Leaving the pictures out, print the lines from the first line of the listing through the line containing "var titleText = '1870-1930';", exactly as they read, and no others.

○ ○ ○

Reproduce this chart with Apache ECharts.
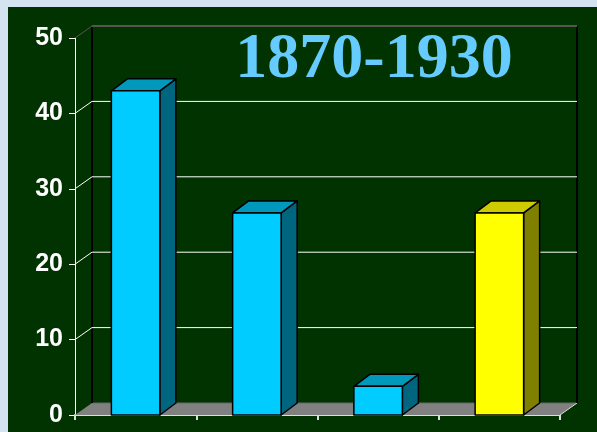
<!DOCTYPE html>
<html>
<head>
<meta charset="utf-8">
<script src="https://cdn.jsdelivr.net/npm/echarts@6/dist/echarts.min.js"></script>
<style>
html,body{margin:0;padding:0;}
#c{width:597px;height:432px;}
</style>
</head>
<body>
<div id="c"></div>
<script>
var categories = ['1', '2', '3', '4'];
var values = [43, 26.8, 3.8, 26.8];
var yTicks = [0, 10, 20, 30, 40, 50];
var titleText = '1870-1930';

var DX = 17, DY = 12;     // wall depth
var BDX = 16, BDY = 12;   // bar depth

var chart = echarts.init(document.getElementById('c'), null, {renderer: 'canvas'});

function frameItem(params, api) {
  var cs = params.coordSys;
  var v = api.value(0);
  var y = api.coord([0, v])[1];
  var x0 = cs.x, x1 = cs.x + cs.width;
  var children = [];
  if (v === 0) {
    var yb = cs.y + cs.height;
    children.push({
      type: 'polygon',
      shape: {points: [[x0, yb], [x1, yb], [x1 + DX, yb - DY], [x0 + DX, yb - DY]]},
      style: {fill: '#808080', stroke: null}
    });
    children.push({
      type: 'line',
      shape: {x1: x0 + DX, y1: yb - DY, x2: x1 + DX, y2: yb - DY},
      style: {stroke: '#666666', lineWidth: 1}
    });
    children.push({
      type: 'line',
      shape: {x1: x1, y1: yb, x2: x1 + DX, y2: yb - DY},
      style: {stroke: '#dddddd', lineWidth: 1}
    });
    children.push({
      type: 'line',
      shape: {x1: x0 + DX, y1: cs.y - DY, x2: x0 + DX, y2: yb - DY},
      style: {stroke: '#000000', lineWidth: 2}
    });
    children.push({
      type: 'line',
      shape: {x1: x1 + DX, y1: cs.y - DY, x2: x1 + DX, y2: yb - DY},
      style: {stroke: '#000000', lineWidth: 2}
    });
  } else {
    var col = (v === 50) ? '#555555' : '#ffffff';
    var lw = (v === 50) ? 2 : 1;
    children.push({
      type: 'line',
      shape: {x1: x0, y1: y, x2: x0 + DX, y2: y - DY},
      style: {stroke: col, lineWidth: 1}
    });
    children.push({
      type: 'line',
      shape: {x1: x0 + DX, y1: y - DY, x2: x1 + DX, y2: y - DY},
      style: {stroke: col, lineWidth: lw}
    });
  }
  return {type: 'group', children: children};
}

function barItem(params, api) {
  var i = api.value(0);
  var v = api.value(1);
  var base = api.coord([i, 0]);
  var top = api.coord([i, v]);
  var w = api.size([1, 0])[0] * 0.4;
  var xl = base[0] - w / 2, xr = base[0] + w / 2;
  var yt = top[1], yb = base[1];
  var yellow = (i === 3);
  var front = yellow ? '#FFFF00' : '#00CCFF';
  var topC = yellow ? '#CCCC00' : '#0099BB';
  var side = yellow ? '#808000' : '#006680';
  var st = {stroke: '#000000', lineWidth: 1.5, lineJoin: 'round'};
  return {
    type: 'group',
    children: [
      {type: 'polygon', shape: {points: [[xr, yt], [xr + BDX, yt - BDY], [xr + BDX, yb - BDY], [xr, yb]]},
        style: Object.assign({fill: side}, st)},
      {type: 'polygon', shape: {points: [[xl, yt], [xl + BDX, yt - BDY], [xr + BDX, yt - BDY], [xr, yt]]},
        style: Object.assign({fill: topC}, st)},
      {type: 'rect', shape: {x: xl, y: yt, width: w, height: yb - yt},
        style: Object.assign({fill: front}, st)}
    ]
  };
}

var option = {
  backgroundColor: '#d3e3f0',
  animation: false,
  graphic: [
    {type: 'rect', z: -10, shape: {x: 8, y: 7, width: 600, height: 430}, style: {fill: '#003300'}},
    {type: 'text', z: 100, style: {
      text: titleText, x: 374, y: 60, textAlign: 'center', textVerticalAlign: 'middle',
      font: 'bold 64px "Liberation Serif", "Times New Roman", serif', fill: '#66CCFF'
    }}
  ],
  grid: {left: 75, right: 37, top: 38, bottom: 17},
  xAxis: {
    type: 'category',
    data: categories,
    boundaryGap: true,
    axisLine: {show: true, lineStyle: {color: '#dddddd', width: 2}},
    axisTick: {show: true, length: 5, interval: 0, lineStyle: {color: '#dddddd', width: 2}},
    axisLabel: {show: false},
    splitLine: {show: false}
  },
  yAxis: {
    type: 'value',
    min: 0, max: 50, interval: 10,
    axisLine: {show: true, lineStyle: {color: '#ffffff', width: 1}},
    axisTick: {show: true, length: 6, lineStyle: {color: '#ffffff'}},
    axisLabel: {color: '#ffffff', fontSize: 25, fontWeight: 'bold', fontFamily: '"Liberation Sans", Arial, sans-serif', margin: 12},
    splitLine: {show: false}
  },
  series: [
    {
      type: 'custom', z: 1, silent: true,
      renderItem: frameItem,
      data: yTicks.map(function (t) { return [t]; }),
      encode: {y: 0}
    },
    {
      type: 'custom', z: 5,
      renderItem: barItem,
      data: values.map(function (v, i) { return [i, v]; }),
      encode: {x: 0, y: 1}
    }
  ]
};
chart.setOption(option);
</script>
</body>
</html>
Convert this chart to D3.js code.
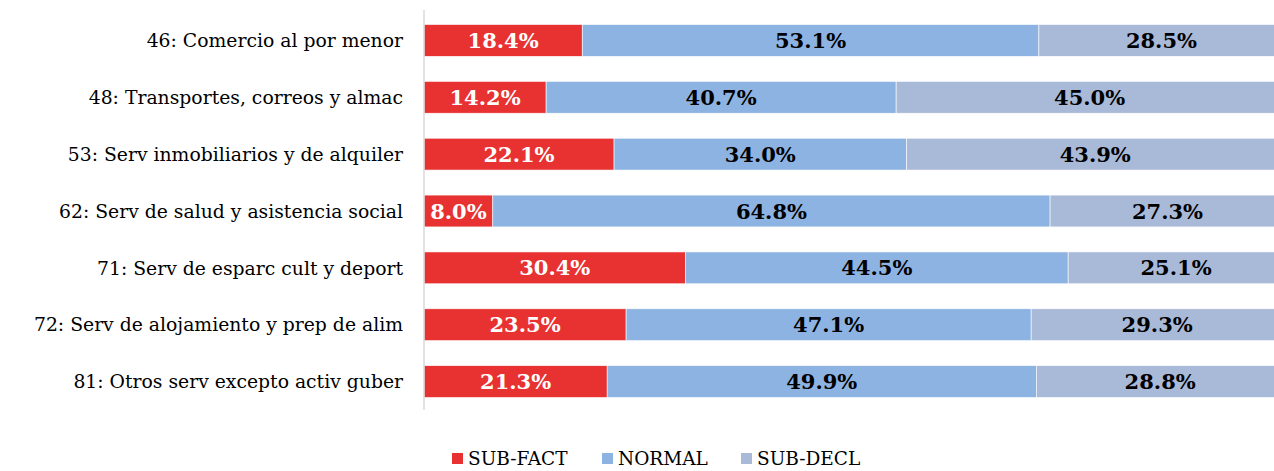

○ ○ ○

▸ EXERCISE ANSWER:
Reproduce this chart with Apache ECharts.
<!DOCTYPE html>
<html>
<head>
<meta charset="utf-8">
<script src="https://cdn.jsdelivr.net/npm/echarts@6/dist/echarts.min.js"></script>
<style>
html,body{margin:0;padding:0;}
#c{width:597px;height:432px;}
</style>
</head>
<body>
<div id="c"></div>
<script>
var categories = ['1', '2', '3', '4'];
var values = [43, 26.8, 3.8, 26.8];
var yTicks = [0, 10, 20, 30, 40, 50];
var titleText = '1870-1930';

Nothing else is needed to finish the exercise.